If you are interested in being a commercial tenant, or a landlord for a commercial property, it is important to understand how commercial rents work.

Unlike residential properties, there are wide variations in the marketplace on how commercial leases are structured. Landlords are not restricted by legislation such as the Residential Tenancies Act for commercial properties. The general practice for commercial leases typically falls under three types – gross leases, net leases, and percentage leases.

Under a gross lease, the tenant pays a fixed amount for the rent and the landlord pays all the expenses associated with operating the property. Normally, the responsibility for utility costs and extraordinary repairs are subject to negotiations between the parties.

Under a net lease, the tenant pays the rent, but also assumes responsibility for certain expenses connected with the leased premises. There are three subtypes normally associated with a net lease: single-net lease, net-net lease and triple-net lease. The subtype varies depending on whether the tenant pays for taxes, insurance and maintenance. Net leases structured in this way are also sometimes referred to as base rent and additional rent leases.

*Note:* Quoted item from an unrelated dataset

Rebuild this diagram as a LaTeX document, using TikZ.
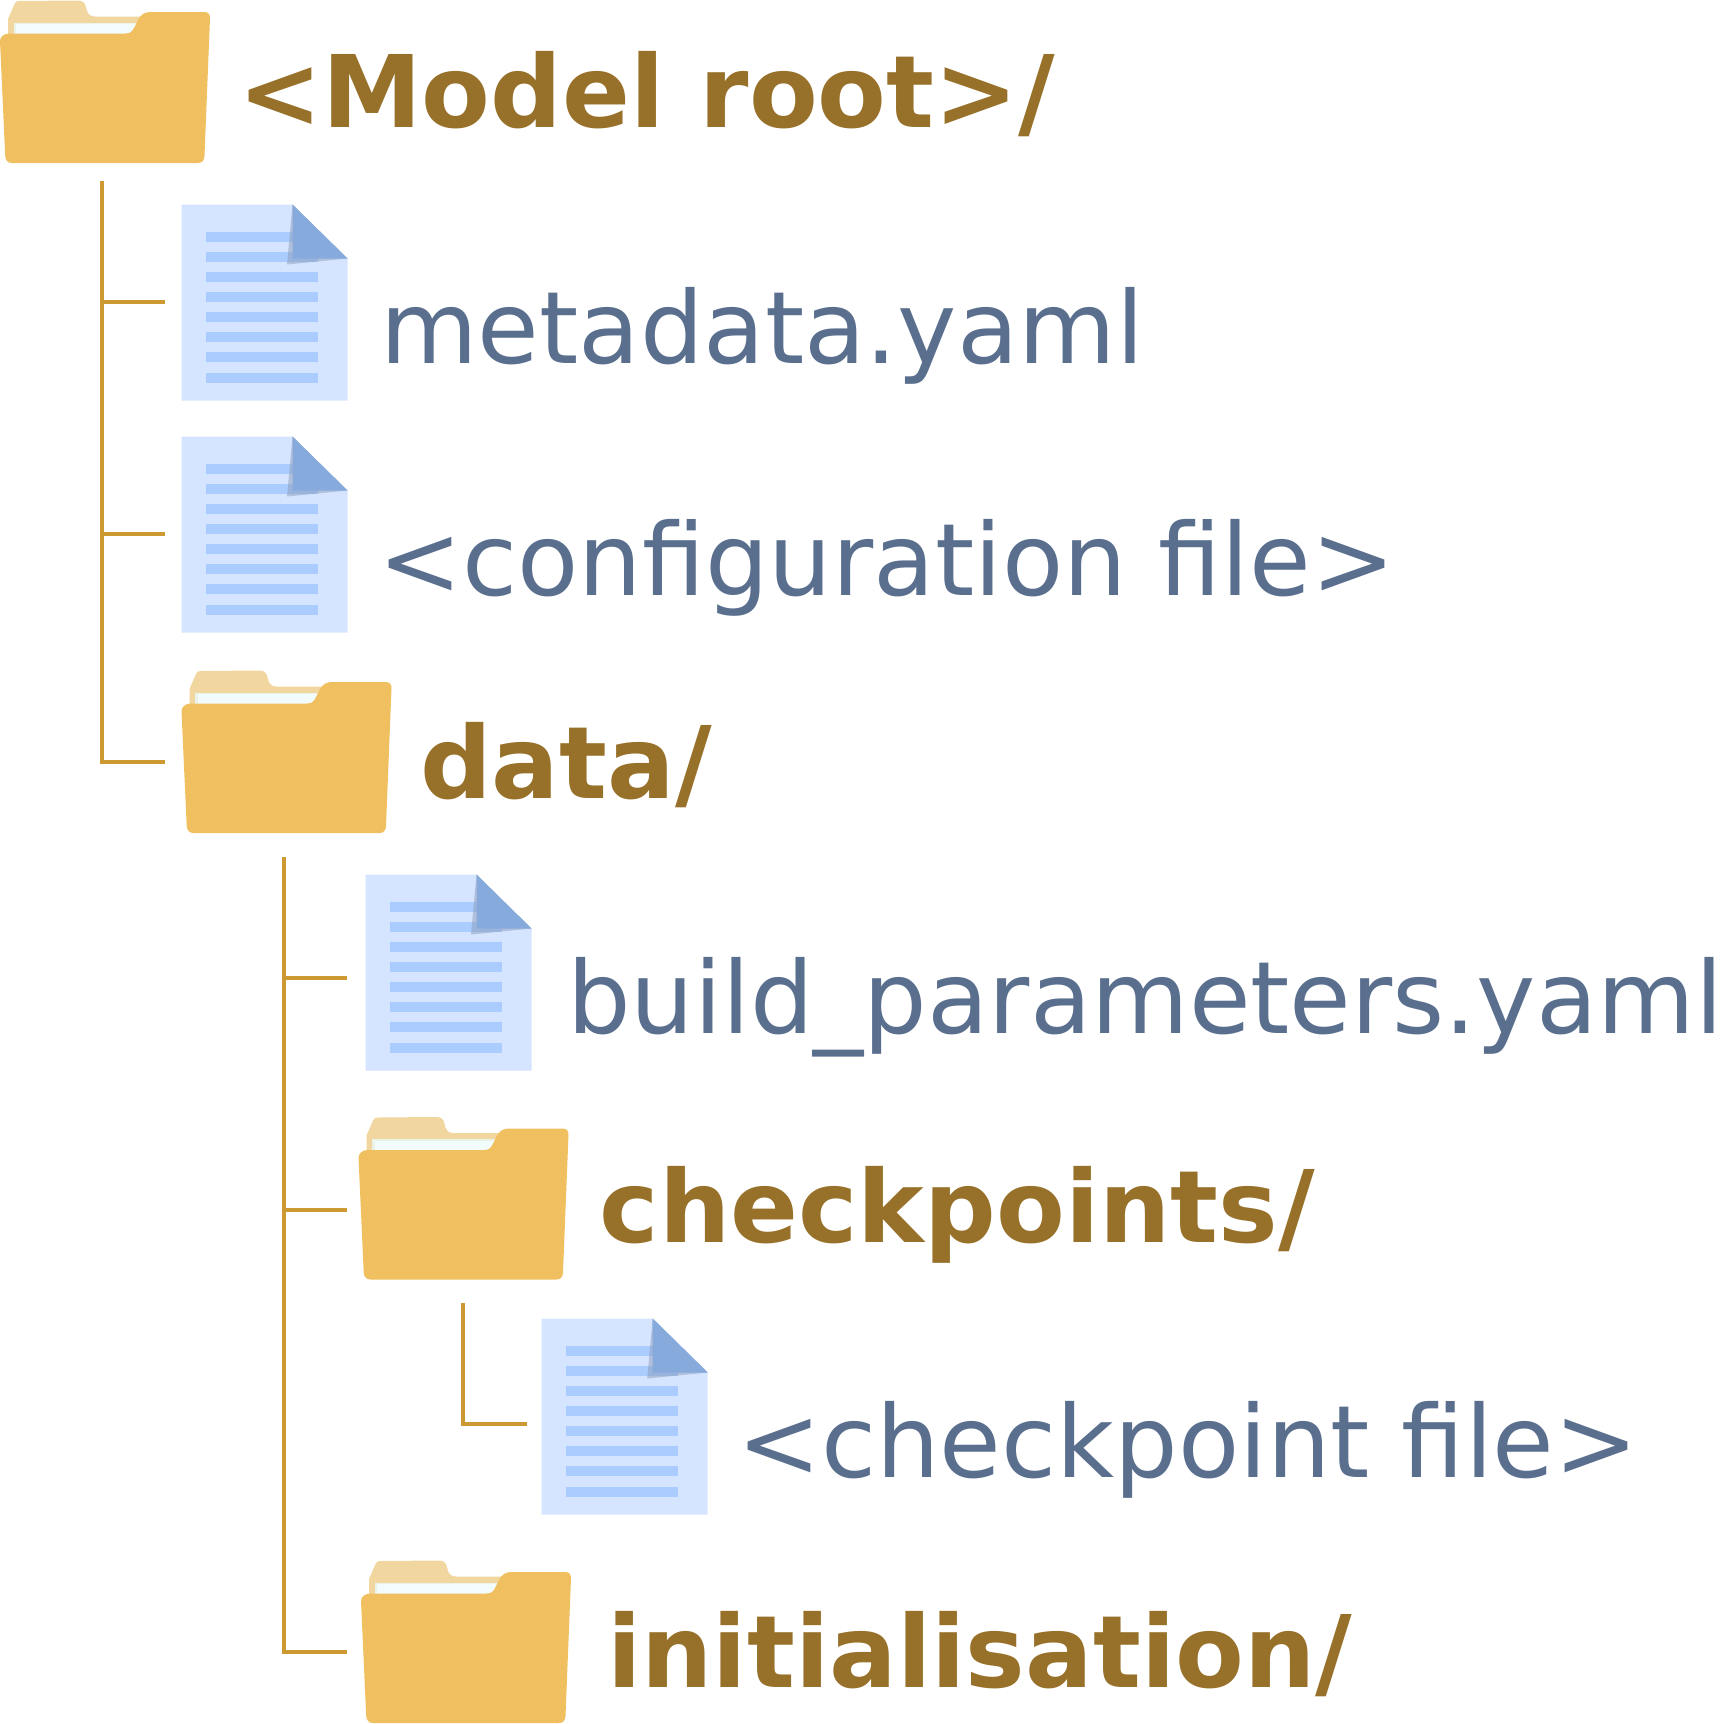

Under a percentage lease, the rent is normally based on a percentage of gross sales or net income earned, or a minimum fixed rent, whichever is greater. Percentage leases are mostly found in shopping malls and retail centres.

For investors, commercial properties do carry increased risks; however there is also the potential for significant returns depending on the tenant leasing the property and the location. Many commercial leases are long term and can provide a continued income stream for an extended period of time.